Как-то раз Фике угораздило пасть жертвой столь экстравагантных забав. Высокорослый камер-юнкер Карл Сиверс, нацепив объемные фижмы, танцевал с Екатериной изящный полонез. Сзади — назло! — шествовала графиня Марфа Гендрикова. И в тот самый миг, когда Сиверс, поворачиваясь, подал своему «кавалеру» руку, незадачливая аристократка угодила под удар камер-юнкерской юбки. Падая, она толкнула и великую княжну — Катя рухнула прямо под фижмы Сиверса, а он, как на грех, запутался в своем длиннополом балахоне и забыл, с какого конца надо подбирать его. Великолепная троица, постанывая, распласталась на паркете, а Екатерину, как обычно, душил громкий смех — тем паче что ни один страдалец не мог встать, не роняя при этом двух других. Зал замер. Светские львы и львицы чуть не рыдали от восторга.
Стать бы снова приморской девчонкой, туфли на босу ногу надеть…
Не все, разумеется, складывалось безупречно и безоблачно. В Москве императрица бывала не в духе, хмурилась, кусала губы и часами беседовала о чем-то с графиней Марией Румянцевой. Маститая статс-дама, не на шутку обиженная за бесцеремонную летнюю «высадку» из монаршей кареты, на езду в которой она обладала давними «природными правами», не теряла времени даром. Однажды в театре Екатерина заметила: государыня, жестикулируя, гневно выговаривает что-то своему лейб-медику Жан-Герману Лестоку. Минуту спустя он появился в ложе великого князя и довольно сухо, без всяких любезностей, поведал Фике, что императрица крайне раздражена: у царской невесты — немереные долги.
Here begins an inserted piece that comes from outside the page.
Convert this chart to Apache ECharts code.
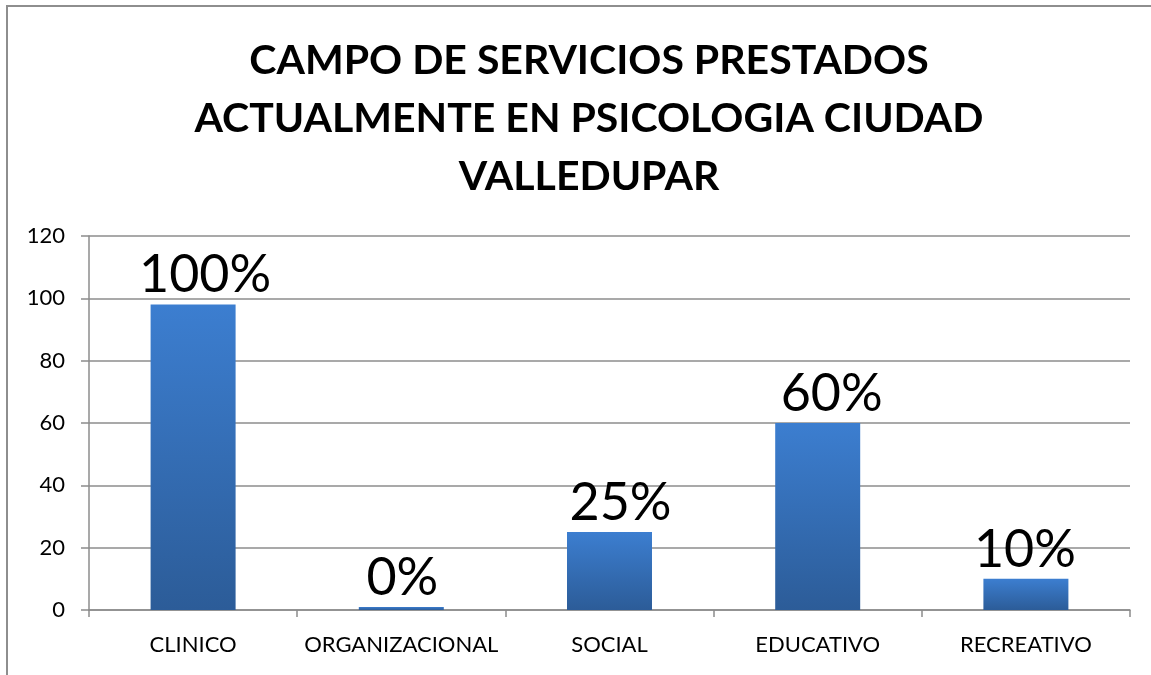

Почему? Ведь ей при помолвке назначили богатое содержание в 30 тысяч рублей. Но Екатерина — сущая бездонная бочка, которую ничем не наполнишь. Когда Елизавета Петровна была цесаревной, она обходилась скромными суммами и не залезала в долги, ибо понимала: на ней — целый дом и платить никто не намерен. Упреки оказались не совсем справедливыми: Катя успела получить лишь половину обещанного, и задолженность перед кредиторами была небольшой. Однако Лесток, не слушая оправданий, исчез в дверях…
Сидевший рядом Петр Феодорович ухмылялся и гримасничал. Его нисколько не тронули оскорбительные нападки на невесту, и, злорадствуя, он старался прежде всего угодить своей державной тетушке. А Иоганна Элиза только и посетовала на то, что дочь вышла из-под ее материнской опеки. Вырвали! Быть ли тут добру? Так — впервые за семь-восемь месяцев российского подданства — 15-летняя Екатерина осознала, что у нее нет «естественных союзников» ни в лице матери, ни в лице жениха и надо срочно, изо дня в день, искать надежных, преданных друзей.